2013.02.11 13:17:55 org.jivesoftware.openfire.session.LocalOutgoingServerSession - Error trying to connect to remote server: local(DNS lookup: local:5269)

java.net.UnknownHostException: local

at java.net.PlainSocketImpl.connect(Unknown Source)

at java.net.SocksSocketImpl.connect(Unknown Source)

at java.net.Socket.connect(Unknown Source)

at org.jivesoftware.openfire.session.LocalOutgoingServerSession.createOutgoingSess ion(LocalOutgoingServerSession.java:278)

at org.jivesoftware.openfire.session.LocalOutgoingServerSession.authenticateDomain (LocalOutgoingServerSession.java:208)

at org.jivesoftware.openfire.server.OutgoingSessionPromise$PacketsProcessor.sendPa cket(OutgoingSessionPromise.java:261)

at org.jivesoftware.openfire.server.OutgoingSessionPromise$PacketsProcessor.run(Ou tgoingSessionPromise.java:238)

at java.util.concurrent.ThreadPoolExecutor$Worker.runTask(Unknown Source)

at java.util.concurrent.ThreadPoolExecutor$Worker.run(Unknown Source)

at java.lang.Thread.run(Unknown Source)

To my knowledge, no S2S issues related to the 3.8.0 release have been reported by others.

When Openfire tries to resolve a remote domain through DNS (but fails) it will retry, using a less specific domain name each iteration. In your example, this would be the order in which resolving would take place (until one allows for successful connection, obviously:

  1. chat.rvmc.local
  2. rvmc.local
  3. local
    The last one is what you observed in your logs. It looks a bit odd, but it isn’t that uncommon.
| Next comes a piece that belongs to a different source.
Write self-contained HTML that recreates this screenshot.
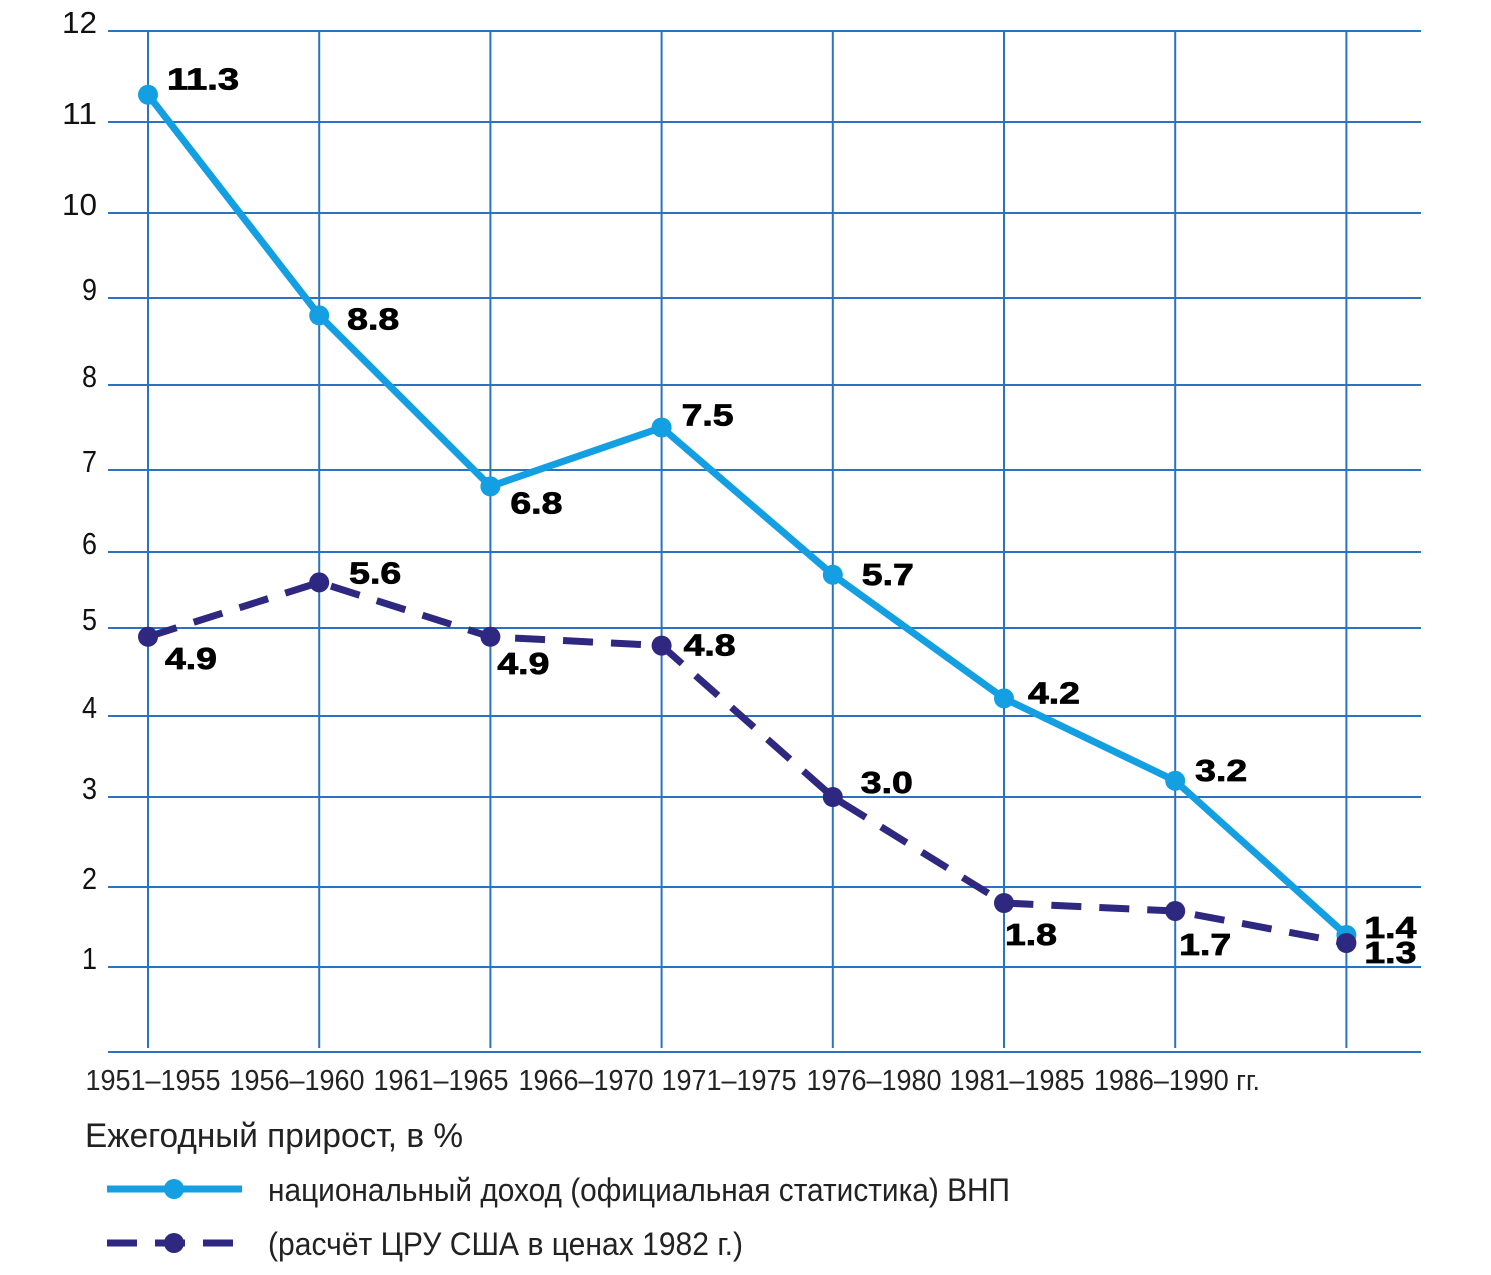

Did you try restarting Openfire? When Java processes perform DNS lookups, they often linger in a cache indefinately. If your network indeed had hickups, and during this time Openfire did some lookups, it might suffer from that.

Looking around a bit more and enabled dialback and now I see this…

2013.02.11 14:17:23 org.jivesoftware.openfire.net.ServerTrustManager - Accepting self-signed certificate of remote server: [*.chat.rvmc.local]

2013.02.11 14:17:23 org.jivesoftware.openfire.server.ServerDialback - ServerDialback: OS - Ignoring unexpected answer in validation from: chat.rvmc.local id: 55a22d3c for domain: chat.esh.local answer:<stream:features xmlns:stream=“http://etherx.jabber.org/streams”></stream:features>

The only reference that I see to this particular error are from back in ver 3.7, where apparently 3.7 broke this functionality. Is there something else I am missing?

Drew

Guus der Kinderen wrote:

When Openfire tries to resolve a remote domain through DNS (but fails) it will retry, using a less specific domain name each iteration. In your example, this would be the order in which resolving would take place (until one allows for successful connection, obviously:

  1. chat.rvmc.local
  2. rvmc.local
  3. local
    The last one is what you observed in your logs. It looks a bit odd, but it isn’t that uncommon.

To my knowledge, name resolution should work the other way around by cutting out each level of domain name starting at the furthest out:

  1. chat.rvmc.local
  2. chat.rvmc
  3. chat

I’m not following you. The most generic domain identifier is furthest to the right. When no connection can be made to “host.example.org”, a DNS SRV lookup at “example.org” might save the day. Resolving “host.example” would result in an obvious error.